→ REQUIREMENTS: Copy out every line that contains "React".
# START OF RECORDS FOR THE EXERCISE
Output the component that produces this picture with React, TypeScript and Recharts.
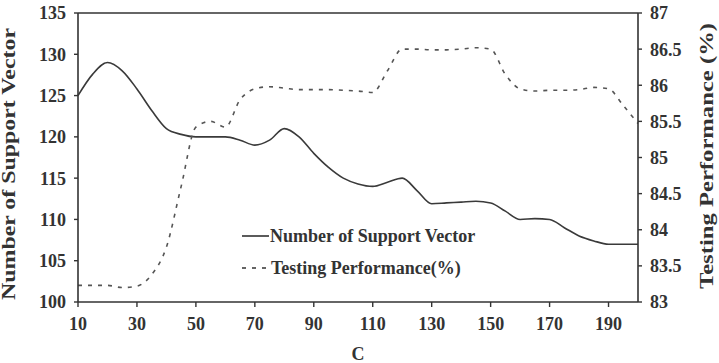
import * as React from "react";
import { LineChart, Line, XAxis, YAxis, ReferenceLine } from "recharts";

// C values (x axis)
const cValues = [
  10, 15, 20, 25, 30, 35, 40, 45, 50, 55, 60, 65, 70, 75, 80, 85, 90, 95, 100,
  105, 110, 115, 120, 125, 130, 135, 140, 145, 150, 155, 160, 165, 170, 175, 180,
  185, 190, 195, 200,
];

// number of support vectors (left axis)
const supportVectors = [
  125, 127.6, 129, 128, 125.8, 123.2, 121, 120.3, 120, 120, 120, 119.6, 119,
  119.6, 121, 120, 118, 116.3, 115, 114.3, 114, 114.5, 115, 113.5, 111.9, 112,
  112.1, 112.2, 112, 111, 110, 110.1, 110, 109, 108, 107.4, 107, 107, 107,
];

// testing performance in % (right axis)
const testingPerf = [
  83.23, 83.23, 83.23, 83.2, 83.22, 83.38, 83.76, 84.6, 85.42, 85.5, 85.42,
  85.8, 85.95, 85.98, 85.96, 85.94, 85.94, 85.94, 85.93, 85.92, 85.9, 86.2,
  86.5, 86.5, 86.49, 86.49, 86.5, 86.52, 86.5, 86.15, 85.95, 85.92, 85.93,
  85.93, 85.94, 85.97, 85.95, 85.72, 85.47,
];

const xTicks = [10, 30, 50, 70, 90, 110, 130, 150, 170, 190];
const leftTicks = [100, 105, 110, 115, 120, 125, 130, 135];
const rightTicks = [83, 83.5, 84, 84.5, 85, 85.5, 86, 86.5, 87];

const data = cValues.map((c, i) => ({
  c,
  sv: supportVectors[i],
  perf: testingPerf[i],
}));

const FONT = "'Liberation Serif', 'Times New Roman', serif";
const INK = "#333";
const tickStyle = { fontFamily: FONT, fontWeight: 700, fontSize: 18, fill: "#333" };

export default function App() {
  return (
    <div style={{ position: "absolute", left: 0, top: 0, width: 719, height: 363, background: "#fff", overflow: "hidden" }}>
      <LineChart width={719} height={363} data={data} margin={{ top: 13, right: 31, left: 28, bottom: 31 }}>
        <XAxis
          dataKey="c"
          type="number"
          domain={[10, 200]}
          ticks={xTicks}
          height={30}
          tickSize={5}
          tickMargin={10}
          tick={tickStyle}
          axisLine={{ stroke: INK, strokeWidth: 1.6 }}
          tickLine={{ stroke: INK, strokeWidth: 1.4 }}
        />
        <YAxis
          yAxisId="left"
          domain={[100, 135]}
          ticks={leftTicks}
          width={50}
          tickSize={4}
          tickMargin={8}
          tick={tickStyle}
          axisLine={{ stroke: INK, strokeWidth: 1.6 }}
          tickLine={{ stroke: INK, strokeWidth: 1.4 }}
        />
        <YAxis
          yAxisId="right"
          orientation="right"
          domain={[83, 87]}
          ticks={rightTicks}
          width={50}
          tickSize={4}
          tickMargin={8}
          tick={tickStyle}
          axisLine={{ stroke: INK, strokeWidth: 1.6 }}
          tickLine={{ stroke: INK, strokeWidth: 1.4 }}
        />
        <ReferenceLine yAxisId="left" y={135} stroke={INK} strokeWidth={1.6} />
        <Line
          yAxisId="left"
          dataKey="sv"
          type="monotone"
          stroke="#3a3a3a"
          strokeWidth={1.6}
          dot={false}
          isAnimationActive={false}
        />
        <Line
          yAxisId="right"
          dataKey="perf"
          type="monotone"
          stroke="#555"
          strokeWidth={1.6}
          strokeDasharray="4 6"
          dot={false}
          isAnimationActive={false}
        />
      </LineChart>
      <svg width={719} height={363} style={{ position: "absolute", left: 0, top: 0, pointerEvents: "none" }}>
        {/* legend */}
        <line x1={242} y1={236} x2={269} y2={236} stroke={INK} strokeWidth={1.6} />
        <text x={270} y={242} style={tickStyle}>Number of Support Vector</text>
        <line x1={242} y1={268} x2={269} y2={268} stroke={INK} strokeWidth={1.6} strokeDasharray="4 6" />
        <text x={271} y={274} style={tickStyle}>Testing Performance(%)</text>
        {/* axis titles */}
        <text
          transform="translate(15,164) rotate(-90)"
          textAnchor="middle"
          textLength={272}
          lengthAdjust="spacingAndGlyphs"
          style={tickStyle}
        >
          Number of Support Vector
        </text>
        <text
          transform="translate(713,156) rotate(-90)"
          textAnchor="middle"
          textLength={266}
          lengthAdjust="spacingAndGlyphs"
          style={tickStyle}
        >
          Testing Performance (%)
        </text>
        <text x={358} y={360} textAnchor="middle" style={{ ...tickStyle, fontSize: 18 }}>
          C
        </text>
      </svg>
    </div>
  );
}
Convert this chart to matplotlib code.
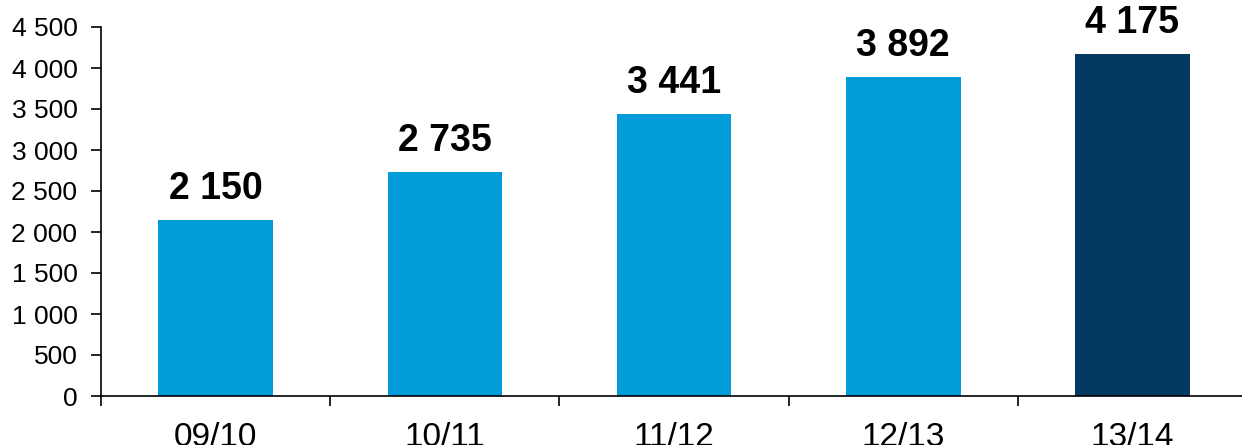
# END OF RECORDS FOR THE EXERCISE
→ SOLUTION TO THIS EXERCISE:
Output the component that produces this picture with React, TypeScript and Recharts.
import * as React from "react";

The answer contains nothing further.